Andrés llora y Matilde no lo consuela. Sabe que la decisión es difícil, lo sabían desde el principio. Andrés intentó de todo para evitar el Centro y ella lo apoyó sin restricciones. Pero el momento que eludieron todos estos años al fin llega e Ignacio debe seguir el mismo camino que siguieron sus padres, sufrir la misma discriminación, el mismo cóctel de humillaciones.
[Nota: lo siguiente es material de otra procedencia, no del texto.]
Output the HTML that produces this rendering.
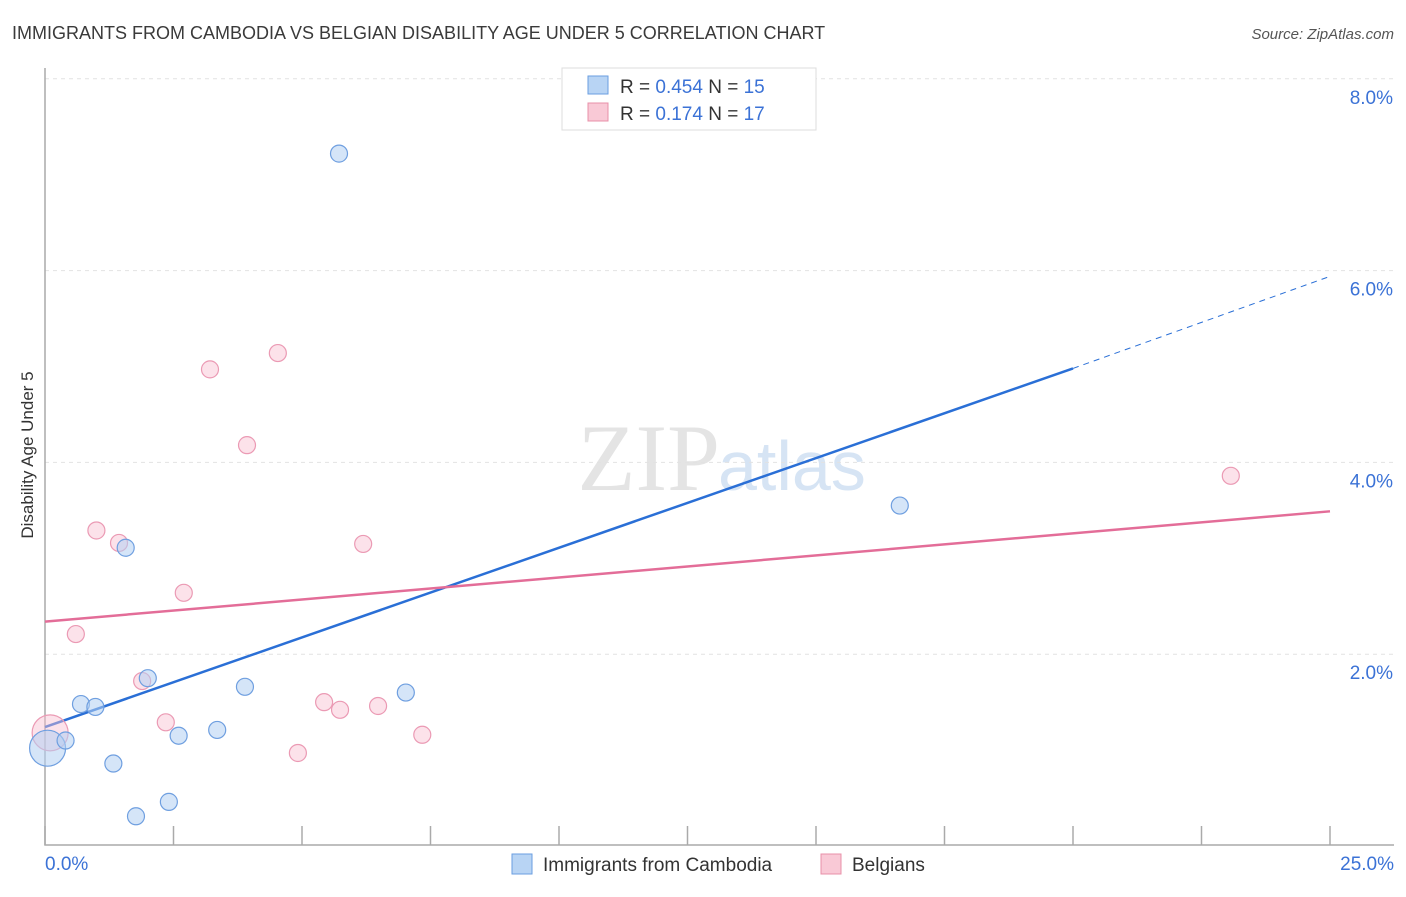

—Andrés, mírame —Matilde toma su rostro entre las manos. Nos tiene a nosotros. Trae al recuerdo imágenes de su padre violento, su madre negligente, sus hermanas crueles, la ausencia de amigos, la repentina visita del Departamento Contra Negligencias de los Progenitores y el internado en el único Centro para sordomudos del país. Andrés recuerda a su madre lejana, a su padre encarcelado en el cinturón de asteroides de por vida... a Matilde sentada a su lado ese primer día en el Centro, desconsolada, carente, infeliz, como él.

Ahora tienen a Ignacio y él tiene una familia que lo ama y que lo apoya. Tiene amigos que lo visitan en su cumpleaños, habla con ellos por vífono los fines de semana y también juega con otros niños cuando van al parque. Es un ávido lector de novelas heroicas, incluso tiene su propio pase para pedir libros en la biblioteca. Y sabe que ahora no puede comunicarse como los demás, pero algún día podrá. Siempre lo ha sabido.

—Estaremos en contacto todo el tiempo —dice ella en voz alta. Andrés asiente y sale del departamento para tomar una ducha.